Changes in the shape and funding of New Zealand sport could have consequences for New Zealand cricket.

While nothing has yet been finalised in the strategy department of the new organisation that is growing out of the Government-commissioned Graham study of New Zealand's sporting structure, it is clear that the pressure is going to go on some of the higher profile sports who have been well-funded in the past.

As a sport which derives an income from the sale of television rights, cricket has been on notice that it cannot expect to continue to receive the high level of funding it has enjoyed in the past.

Most notably, this has been the highly successful implementation of the New Zealand Cricket Academy which was funded, in part, by way of grant from the New Zealand Sports Foundation.

The recent shift away from the Academy system and the introduction of High Performance Centres in Dunedin, Wellington and Auckland was a clear indication of a change of thinking in the development strategy.

But because of its team nature, cricket cannot really fit within the HPC structure and the Academy it has developed at Lincoln University is a model that is clearly working comfortably in the cricket scheme of things.

The way will still be clear for cricketers to be regarded as sportspeople worth investing in for the good of New Zealand sport from individual grants, and if the community support scheme is maintained along the same lines as existed between the Hillary Commission and local authorities, individual cricket clubs may also be able to get some funding for specific projects.

But, as has happened with the New Zealand Rugby Football Union which has received no money from the public purse for two years, the signs are there for New Zealand Cricket.

Hindering any longer term view of where funding may be going is the new role to be required of the New Zealand Sports Foundation.
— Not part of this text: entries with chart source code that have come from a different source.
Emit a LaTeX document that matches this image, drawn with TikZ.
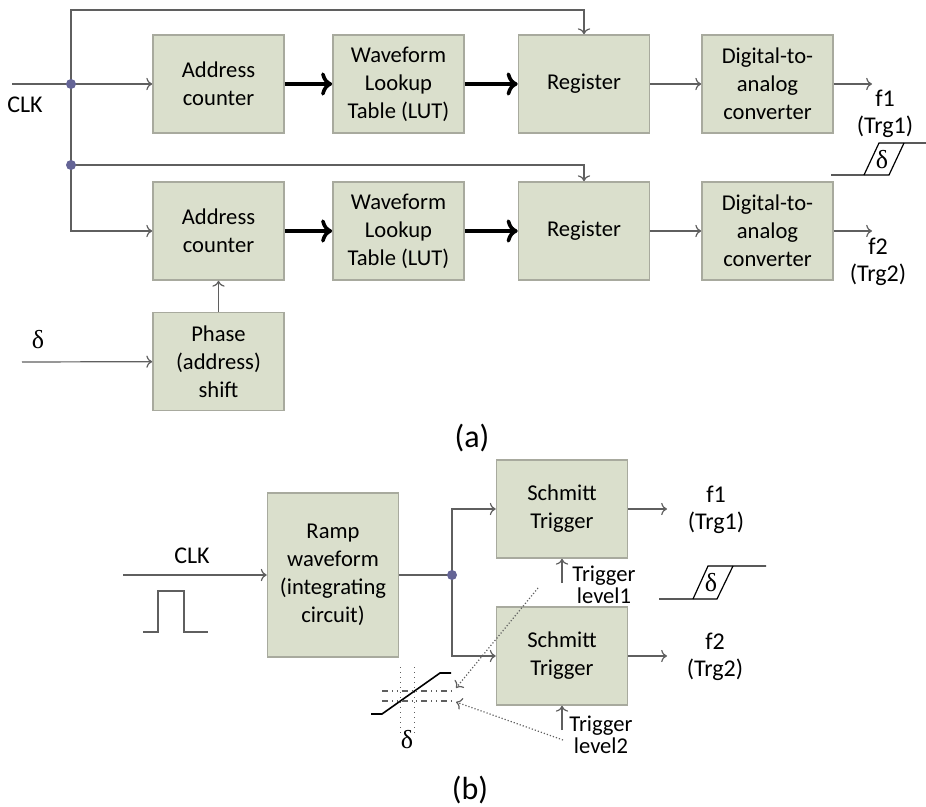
\documentclass[tikz,border=0pt]{standalone}
\usepackage{fontspec}
\setmainfont{Carlito}
\newfontfamily\grk{Liberation Serif}
\usetikzlibrary{arrows.meta}
\definecolor{boxfill}{RGB}{218,223,204}
\definecolor{boxline}{RGB}{168,170,158}
\definecolor{wirec}{RGB}{95,95,95}
\definecolor{dotc}{RGB}{100,100,150}
\begin{document}
\begin{tikzpicture}[x=0.5pt, y=-0.5pt, >=To,
  blk/.style={draw=boxline, fill=boxfill, line width=0.8pt, minimum width=65.5pt,
    minimum height=49pt, align=center, inner sep=0pt, font=\fontsize{11.3}{14}\selectfont},
  wire/.style={draw=wirec, line width=0.6pt},
  bus/.style={draw=black, line width=1.8pt},
  jdot/.style={circle, fill=dotc, inner sep=0pt, minimum size=5pt},
  lbl/.style={align=center, inner sep=0pt, font=\fontsize{12}{13.5}\selectfont},
  trg/.style={align=center, inner sep=0pt, font=\fontsize{11.3}{11}\selectfont},
  dlt/.style={inner sep=0pt, font=\grk\fontsize{13}{14}\selectfont},
  capt/.style={inner sep=0pt, font=\fontsize{16}{18}\selectfont}]
  \useasboundingbox (0,0) rectangle (926,807);
  % (a) two DDS channels
  \coordinate (clka) at (12,84);
  \coordinate (ja) at (71,84);
  \coordinate (jb) at (71,165);
  \coordinate (tl) at (71,10);
  \coordinate (din) at (22,362);
  \coordinate (f1a) at (872,84);
  \coordinate (f2a) at (872,231);
  \node[blk] (ac1) at (218.5,84) {Address\\counter};
  \node[blk] (lut1) at (398.5,84) {Waveform\\Lookup\\Table (LUT)};
  \node[blk] (reg1) at (584,84) {Register};
  \node[blk] (dac1) at (767.5,84) {Digital-to-\\analog\\converter};
  \node[blk] (ac2) at (218.5,231) {Address\\counter};
  \node[blk] (lut2) at (398.5,231) {Waveform\\Lookup\\Table (LUT)};
  \node[blk] (reg2) at (584,231) {Register};
  \node[blk] (dac2) at (767.5,231) {Digital-to-\\analog\\converter};
  \node[blk] (ph) at (218.5,361.5) {Phase\\(address)\\shift};
  \draw[wire] (clka) -- (ja);
  \draw[wire,->] (ja) -- (ac1);
  \draw[wire,->] (jb) -- (tl) -| (reg1.north);
  \draw[wire,->] (jb) -| (reg2.north);
  \draw[wire,->] (jb) |- (ac2.west);
  \draw[wire,->] (din) -- (ph);
  \draw[wire,->] (ph) -- (ac2);
  \draw[bus,->] (ac1) -- (lut1);
  \draw[bus,->] (lut1) -- (reg1);
  \draw[bus,->] (ac2) -- (lut2);
  \draw[bus,->] (lut2) -- (reg2);
  \draw[wire,->] (reg1) -- (dac1);
  \draw[wire,->] (reg2) -- (dac2);
  \draw[wire,->] (dac1) -- (f1a);
  \draw[wire,->] (dac2) -- (f2a);
  \node[jdot] (dja) at (ja) {};
  \node[jdot] (djb) at (jb) {};
  \node[lbl] (clkl) at (25,105) {CLK};
  \node[dlt] (dl) at (38,340) {δ};
  \node[lbl] (f1l) at (885,113.5) {f1\\(Trg1)};
  \node[lbl] (f2l) at (878,262) {f2\\(Trg2)};
  \draw[line width=0.6pt] (831,175) -- (889,175) -- (904,143);
  \draw[line width=0.6pt] (864,175) -- (879,143) -- (926,143);
  \node[dlt] (dpa) at (882,160) {δ};
  \node[capt] (capa) at (472,438) {(a)};
  % (b) ramp and two Schmitt triggers
  \coordinate (clkb) at (123,575);
  \coordinate (jc) at (452,575);
  \coordinate (o1) at (667,509);
  \coordinate (o2) at (667,656);
  \coordinate (lv1) at (562,583);
  \coordinate (lv2) at (562,730);
  \coordinate (pa1) at (538,588);
  \coordinate (pa2) at (563,740);
  \coordinate (h1) at (456,688);
  \coordinate (h2) at (456,702);
  \node[blk, minimum height=82pt] (rmp) at (333,575) {Ramp\\waveform\\(integrating\\circuit)};
  \node[blk] (st1) at (562,509) {Schmitt\\Trigger};
  \node[blk] (st2) at (562,656) {Schmitt\\Trigger};
  \draw[wire,->] (clkb) -- (rmp);
  \draw[wire] (rmp) -- (jc);
  \draw[wire,->] (jc) |- (st1.west);
  \draw[wire,->] (jc) |- (st2.west);
  \draw[wire,->] (st1) -- (o1);
  \draw[wire,->] (st2) -- (o2);
  \draw[wire,->] (lv1) -- (st1.south);
  \draw[wire,->] (lv2) -- (st2.south);
  \node[jdot] (djc) at (jc) {};
  \node[lbl] (clkbl) at (192,556) {CLK};
  \node[lbl] (f1bl) at (716,510) {f1\\(Trg1)};
  \node[lbl] (f2bl) at (715,657) {f2\\(Trg2)};
  \node[trg] (lv1l) at (604,585) {Trigger\\level1};
  \node[trg] (lv2l) at (601,735) {Trigger\\level2};
  \draw[wire] (143,632) -- (158,632) -- (158,591) -- (184,591) -- (184,632) -- (208,632);
  \draw[line width=0.6pt] (659,599) -- (717,599) -- (733,566);
  \draw[line width=0.6pt] (693,599) -- (708,566) -- (766,566);
  \node[dlt] (dpb) at (711,583) {δ};
  % hysteresis sketch
  \draw[line width=0.8pt] (371,714) -- (382,714) -- (440,673) -- (451,673);
  \draw[wirec, dotted, line width=0.5pt] (400,667) -- (400,733);
  \draw[wirec, dotted, line width=0.5pt] (414,667) -- (414,733);
  \draw[wirec, dash dot dot, line width=0.8pt] (382,691) -- (453,691);
  \draw[wirec, dash dot dot, line width=0.8pt] (382,701) -- (453,701);
  \node[dlt] (dh) at (407,740) {δ};
  \draw[wire, densely dotted, ->] (pa1) -- (h1);
  \draw[wire, densely dotted, ->] (pa2) -- (h2);
  \node[capt] (capb) at (470,790) {(b)};
\end{tikzpicture}
\end{document}
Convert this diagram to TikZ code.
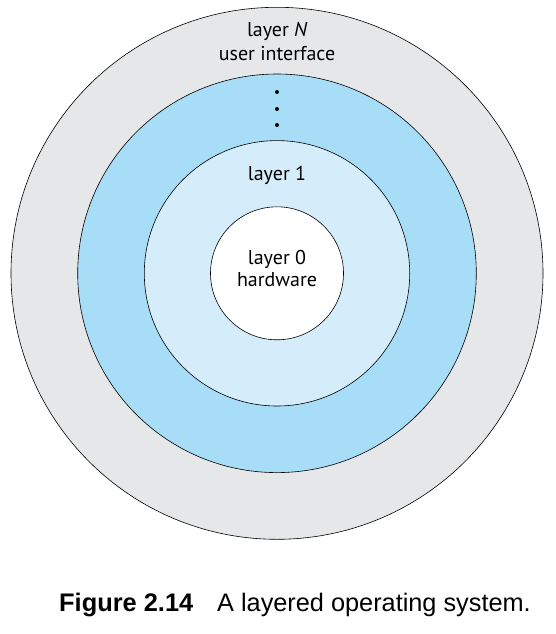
\documentclass[tikz,border=0pt]{standalone}
\usepackage{fontspec}
\usepackage{xcolor}
\usepackage{tikz}
\usetikzlibrary{positioning}
\newfontfamily\labelfont{PT Sans}
\newfontfamily\capfont{Liberation Sans}
\definecolor{ringgray}{HTML}{E6E7E8}
\definecolor{ringblue}{HTML}{A8DDF8}
\definecolor{ringpale}{HTML}{D5EDFA}
\tikzset{
  ring/.style={draw, circle, line width=0.6pt, inner sep=0pt},
  lbl/.style={font=\labelfont\fontsize{20}{23}\selectfont, align=center, anchor=base, inner sep=0pt},
  captext/.style={font=\capfont\fontsize{25.3}{28}\selectfont, anchor=base west, inner sep=0pt}
}
\begin{document}
\begin{tikzpicture}[x=1pt, y=-1pt]
\useasboundingbox (0,0) rectangle (555,634);
\node[ring, fill=ringgray, minimum size=532pt] (ring_N) at (277,273.3) {};
\node[ring, fill=ringblue, minimum size=398.6pt] (ring_mid) at (ring_N.center) {};
\node[ring, fill=ringpale, minimum size=265.4pt] (ring_1) at (ring_N.center) {};
\node[ring, fill=white, minimum size=133pt] (ring_0) at (ring_N.center) {};
\node[lbl] (layer_N) at (277,36.7) {layer {\itshape N}};
\node[lbl] (ui) at (277,60) {user interface};
\foreach \y in {92,109,125}
  \fill (277,\y) circle (2pt);
\node[lbl] (layer_1) at (277,180) {layer 1};
\node[lbl] (layer_0) at (277,264.3) {layer 0};
\node[lbl] (hw) at (277,286.7) {hardware};
\node[captext, font=\capfont\bfseries\fontsize{25.4}{28}\selectfont] (fig_no) at (59,611.7) {Figure 2.14};
\node[captext] (fig_txt) at (217,611.7) {A layered operating system.};
\end{tikzpicture}
\end{document}
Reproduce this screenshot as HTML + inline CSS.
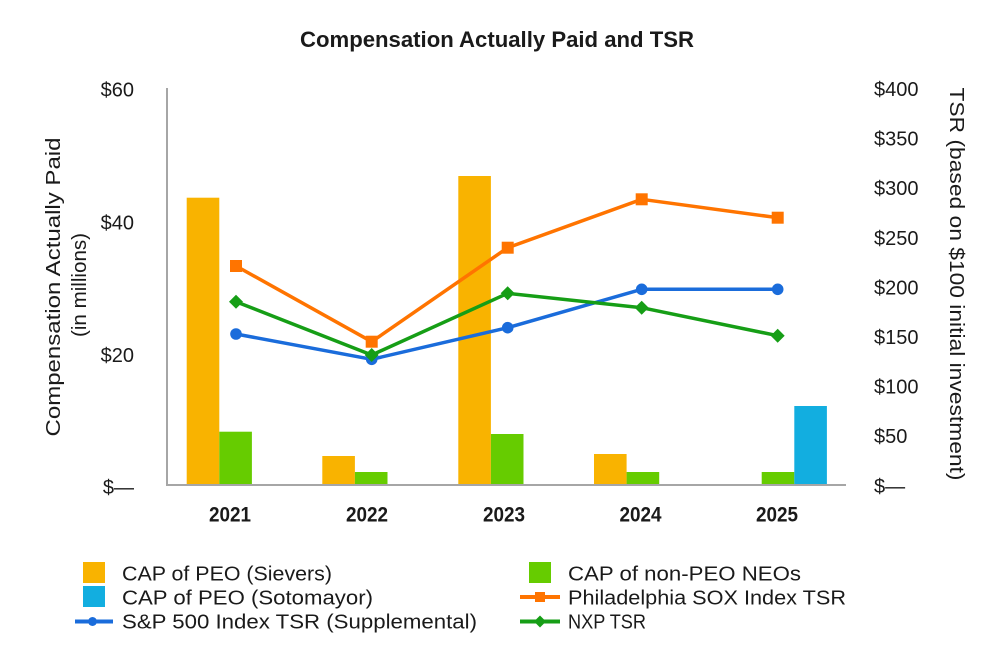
<!DOCTYPE html>
<html>
<head>
<meta charset="utf-8">
<style>
  html,body{margin:0;padding:0;background:#fff;}
  svg{display:block;}
  text{font-family:"Liberation Sans",sans-serif;fill:#1a1a1a;}
</style>
</head>
<body>
<svg width="1000" height="672" viewBox="0 0 1000 672" xmlns="http://www.w3.org/2000/svg">
  <!-- Title -->
  <text x="300" y="47" font-size="22" font-weight="bold" textLength="394" lengthAdjust="spacingAndGlyphs" fill="#000">Compensation Actually Paid and TSR</text>

  <!-- Left tick labels -->
  <g font-size="20" text-anchor="end">
    <text x="134" y="96.5">$60</text>
    <text x="134" y="229.5">$40</text>
    <text x="134" y="362">$20</text>
    <text x="134" y="494">$—</text>
  </g>

  <!-- Right tick labels -->
  <g font-size="20">
    <text x="874" y="96">$400</text>
    <text x="874" y="145.6">$350</text>
    <text x="874" y="195.2">$300</text>
    <text x="874" y="244.8">$250</text>
    <text x="874" y="294.4">$200</text>
    <text x="874" y="344">$150</text>
    <text x="874" y="393.6">$100</text>
    <text x="874" y="443.2">$50</text>
    <text x="874" y="492.8">$—</text>
  </g>

  <!-- Left axis title -->
  <text transform="translate(60,287) rotate(-90)" text-anchor="middle" font-size="20" textLength="299" lengthAdjust="spacingAndGlyphs">Compensation Actually Paid</text>
  <text transform="translate(86,285) rotate(-90)" text-anchor="middle" font-size="20" textLength="104" lengthAdjust="spacingAndGlyphs">(in millions)</text>

  <!-- Right axis title -->
  <text transform="translate(950,284) rotate(90)" text-anchor="middle" font-size="20" textLength="393" lengthAdjust="spacingAndGlyphs">TSR (based on $100 initial investment)</text>

  <!-- Bars -->
  <g>
    <rect x="186.7" y="197.7" width="32.6" height="286.3" fill="#F9B300"/>
    <rect x="219.3" y="431.7" width="32.6" height="52.3" fill="#66CC00"/>

    <rect x="322.3" y="456" width="32.6" height="28" fill="#F9B300"/>
    <rect x="354.9" y="472" width="32.6" height="12" fill="#66CC00"/>

    <rect x="458.3" y="176" width="32.6" height="308" fill="#F9B300"/>
    <rect x="490.9" y="434" width="32.6" height="50" fill="#66CC00"/>

    <rect x="594" y="454" width="32.6" height="30" fill="#F9B300"/>
    <rect x="626.6" y="472" width="32.6" height="12" fill="#66CC00"/>

    <rect x="761.7" y="472" width="32.6" height="12" fill="#66CC00"/>
    <rect x="794.3" y="406" width="32.6" height="78" fill="#12AEE0"/>
  </g>

  <!-- Axes -->
  <line x1="167" y1="88" x2="167" y2="486" stroke="#a6a6a6" stroke-width="2"/>
  <line x1="166" y1="485" x2="846" y2="485" stroke="#a6a6a6" stroke-width="2"/>

  <!-- Year labels -->
  <g font-size="21" font-weight="bold" text-anchor="middle" fill="#000">
    <text x="230" y="521.5" textLength="42" lengthAdjust="spacingAndGlyphs">2021</text>
    <text x="367" y="521.5" textLength="42" lengthAdjust="spacingAndGlyphs">2022</text>
    <text x="504" y="521.5" textLength="42" lengthAdjust="spacingAndGlyphs">2023</text>
    <text x="640.5" y="521.5" textLength="42" lengthAdjust="spacingAndGlyphs">2024</text>
    <text x="777" y="521.5" textLength="42" lengthAdjust="spacingAndGlyphs">2025</text>
  </g>

  <!-- S&P 500 line (blue) -->
  <polyline points="236,334 371.7,359.3 507.7,327.7 641.7,289.3 777.7,289.3" fill="none" stroke="#1A6CDB" stroke-width="3.5" stroke-linejoin="round"/>
  <g fill="#1A6CDB">
    <circle cx="236" cy="334" r="5.8"/>
    <circle cx="371.7" cy="359.3" r="5.8"/>
    <circle cx="507.7" cy="327.7" r="5.8"/>
    <circle cx="641.7" cy="289.3" r="5.8"/>
    <circle cx="777.7" cy="289.3" r="5.8"/>
  </g>

  <!-- NXP line (green) -->
  <polyline points="236,301.7 371.7,355 507.7,293.3 641.7,307.7 777.7,335.7" fill="none" stroke="#169E16" stroke-width="3.5" stroke-linejoin="round"/>
  <g fill="#169E16">
    <polygon points="236,294.7 243,301.7 236,308.7 229,301.7"/>
    <polygon points="371.7,348 378.7,355 371.7,362 364.7,355"/>
    <polygon points="507.7,286.3 514.7,293.3 507.7,300.3 500.7,293.3"/>
    <polygon points="641.7,300.7 648.7,307.7 641.7,314.7 634.7,307.7"/>
    <polygon points="777.7,328.7 784.7,335.7 777.7,342.7 770.7,335.7"/>
  </g>

  <!-- Philadelphia SOX line (orange) -->
  <polyline points="236,266 371.7,341.7 507.7,247.7 641.7,199.3 777.7,217.7" fill="none" stroke="#FF7400" stroke-width="3.5" stroke-linejoin="round"/>
  <g fill="#FF7400">
    <rect x="230" y="260" width="12" height="12"/>
    <rect x="365.7" y="335.7" width="12" height="12"/>
    <rect x="501.7" y="241.7" width="12" height="12"/>
    <rect x="635.7" y="193.3" width="12" height="12"/>
    <rect x="771.7" y="211.7" width="12" height="12"/>
  </g>

  <!-- Legend -->
  <rect x="83" y="562" width="22" height="21" fill="#F9B300"/>
  <rect x="83" y="586" width="22" height="21" fill="#12AEE0"/>
  <line x1="75" y1="621.5" x2="113" y2="621.5" stroke="#1A6CDB" stroke-width="4"/>
  <circle cx="92.5" cy="621.5" r="4.5" fill="#1A6CDB"/>

  <rect x="529" y="562" width="22" height="21" fill="#66CC00"/>
  <line x1="520" y1="597" x2="560" y2="597" stroke="#FF7400" stroke-width="4"/>
  <rect x="535" y="592" width="10" height="10" fill="#FF7400"/>
  <line x1="520" y1="621.5" x2="560" y2="621.5" stroke="#169E16" stroke-width="4"/>
  <polygon points="540,615.5 546,621.5 540,627.5 534,621.5" fill="#169E16"/>

  <g font-size="20.5">
    <text x="122" y="580.5" textLength="210" lengthAdjust="spacingAndGlyphs">CAP of PEO (Sievers)</text>
    <text x="122" y="604.5" textLength="251" lengthAdjust="spacingAndGlyphs">CAP of PEO (Sotomayor)</text>
    <text x="122" y="628.5" textLength="355" lengthAdjust="spacingAndGlyphs">S&amp;P 500 Index TSR (Supplemental)</text>
    <text x="568" y="580.5" textLength="233" lengthAdjust="spacingAndGlyphs">CAP of non-PEO NEOs</text>
    <text x="568" y="604.5" textLength="278" lengthAdjust="spacingAndGlyphs">Philadelphia SOX Index TSR</text>
    <text x="568" y="628.5" textLength="78" lengthAdjust="spacingAndGlyphs">NXP TSR</text>
  </g>
</svg>
</body>
</html>
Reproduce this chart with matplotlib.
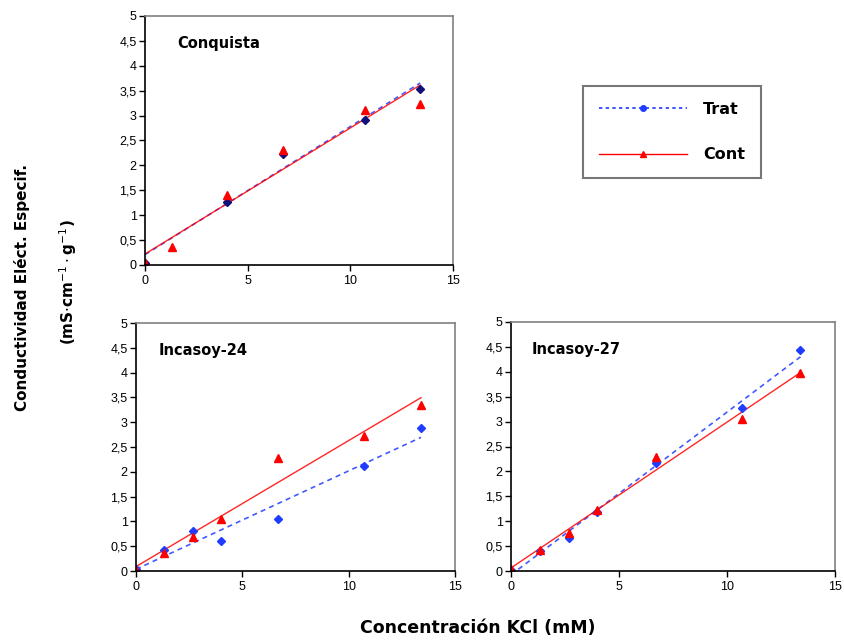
import numpy as np
import matplotlib
matplotlib.use("Agg")
import matplotlib.pyplot as plt
from matplotlib.lines import Line2D
from matplotlib.ticker import FuncFormatter

# concentracion KCl (mM)
x_conq_trat = [0, 4, 6.7, 10.7, 13.4]
x_conq = [0, 1.33, 4, 6.7, 10.7, 13.4]
x_inc = [0, 1.33, 2.67, 4, 6.7, 10.7, 13.4]

# Conquista
conq_trat = [0.05, 1.27, 2.22, 2.91, 3.54]
conq_cont = [0.05, 0.36, 1.40, 2.30, 3.12, 3.24]
# Incasoy-24
i24_trat = [0.05, 0.42, 0.81, 0.61, 1.04, 2.12, 2.89]
i24_cont = [0.02, 0.36, 0.69, 1.05, 2.28, 2.73, 3.35]
# Incasoy-27
i27_trat = [0.02, 0.41, 0.66, 1.19, 2.16, 3.27, 4.43]
i27_cont = [0.05, 0.42, 0.77, 1.22, 2.29, 3.06, 3.98]

W, H = 844, 641
fig = plt.figure(figsize=(W / 100, H / 100), dpi=100)
plt.rcParams['font.family'] = ['Liberation Sans', 'DejaVu Sans']

blue = '#1f3cff'
navy = '#10107a'
red = '#ff0000'


def coma(v, pos):
    s = ('%g' % v).replace('.', ',')
    return s


def panel(rect, xt, trat, xc, cont, titulo, tx, mcol=blue):
    ax = fig.add_axes(rect)
    # lineas de tendencia (minimos cuadrados)
    for x, y, c, ls, lw in [(xt, trat, blue, (0, (3, 2.5)), 1.2),
                            (xc, cont, red, '-', 1.0)]:
        x = np.array(x)
        p = np.polyfit(x, y, 1)
        xx = np.array([x.min(), x.max()])
        ax.plot(xx, np.polyval(p, xx), color=c, ls=ls, lw=lw, alpha=0.85)
    ax.plot(xt, trat, ls='none', marker='D', ms=4.5, color=mcol)
    ax.plot(xc, cont, ls='none', marker='^', ms=6, color=red)
    ax.set_xlim(0, 15)
    ax.set_ylim(0, 5)
    ax.set_xticks([0, 5, 10, 15])
    ax.set_yticks(np.arange(0, 5.01, 0.5))
    ax.yaxis.set_major_formatter(FuncFormatter(coma))
    ax.tick_params(direction='out', length=4, width=1, labelsize=9, pad=3,
                   colors='black')
    ax.tick_params(axis='y', pad=2)
    for s in ['top', 'right']:
        ax.spines[s].set_color('#808080')
        ax.spines[s].set_linewidth(1.2)
    for s in ['left', 'bottom']:
        ax.spines[s].set_linewidth(1.2)
    ax.text(tx, 0.89, titulo, transform=ax.transAxes, fontsize=10.5,
            fontweight='bold', family='DejaVu Sans', va='center')
    ax.patch.set_alpha(0)
    return ax


panel([145 / W, 1 - 265 / H, 308 / W, 249 / H], x_conq_trat, conq_trat,
      x_conq, conq_cont, 'Conquista', 0.105, mcol=navy)
panel([136 / W, 1 - 571 / H, 319 / W, 248 / H], x_inc, i24_trat,
      x_inc, i24_cont, 'Incasoy-24', 0.07)
panel([511 / W, 1 - 571 / H, 324 / W, 249 / H], x_inc, i27_trat,
      x_inc, i27_cont, 'Incasoy-27', 0.065)

fig.text(22 / W, 1 - 287 / H, 'Conductividad Eléct. Especif.', rotation=90,
         ha='center', va='center', fontsize=11, fontweight='bold',
         family='DejaVu Sans')
fig.text(68 / W, 1 - 282 / H, r'(mS$\cdot$cm$^{-1}\cdot$g$^{-1}$)', rotation=90,
         ha='center', va='center', fontsize=11, fontweight='bold',
         family='DejaVu Sans')
fig.text(478 / W, 1 - 628 / H, 'Concentración KCl (mM)', ha='center',
         va='center', fontsize=12.5, fontweight='bold', family='DejaVu Sans')

handles = [Line2D([], [], color=blue, ls=(0, (2, 2)), lw=1.2, marker='o', ms=4),
           Line2D([], [], color=red, ls='-', lw=1.0, marker='^', ms=5)]
leg = fig.legend(handles, ['Trat', 'Cont'], loc='upper left',
                 bbox_to_anchor=(583 / W, 1 - 86 / H), frameon=True,
                 fancybox=False, handlelength=5.5, handletextpad=1.0,
                 labelspacing=1.9, borderpad=1.0, borderaxespad=0,
                 prop={'family': 'DejaVu Sans', 'weight': 'bold', 'size': 11.5})
leg.get_frame().set_edgecolor('#555555')
leg.get_frame().set_linewidth(1.5)

fig.savefig('out.png', dpi=100)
What started out as an independent body funded by equal shares from the private sector and public funding, the NZSF has increasingly had its role changed to the point where most recently it has been the distribution arm of elite sports funding in this country.

It mounted a high-profile effort to ensure New Zealand had good success at the Olympic Games in Sydney, but for a variety of reasons, the results were not forthcoming.

Now, as the result of the Graham group's findings, it is shaping that the NZSF will be pulled right back into the overall structure administered until now by the Hillary Commission.

Just what shape this new authority will take is unclear and won't be obvious until the new board meets and shapes its own destiny.

It is scheduled to take over from the Hillary Commission on July 1 and it is expected to be some time after that before its mission is clearly outlined.

In the meantime, cricket could be preparing itself for a squeeze as it attempts some impressive new initiatives increasingly reliant on self-generated funding.

The introduction of the 10-year Test championship may well be a key role in New Zealand's thinking and planning for the future.

It will at least ensure a continual programme of visiting teams, most with their own revenue generating television interest in their own countries and, in the case of high profile teams, on the sub-continent.

The success of the ICC knockout tournaments for development purposes also ensures that income from the four-yearly World Cups will be backed by ICC revenues.

But, unless some highly-effective lobbying is directed at the new sports administrative body, it does seem that cricket is going to be one sport increasingly required to find its own way in the future.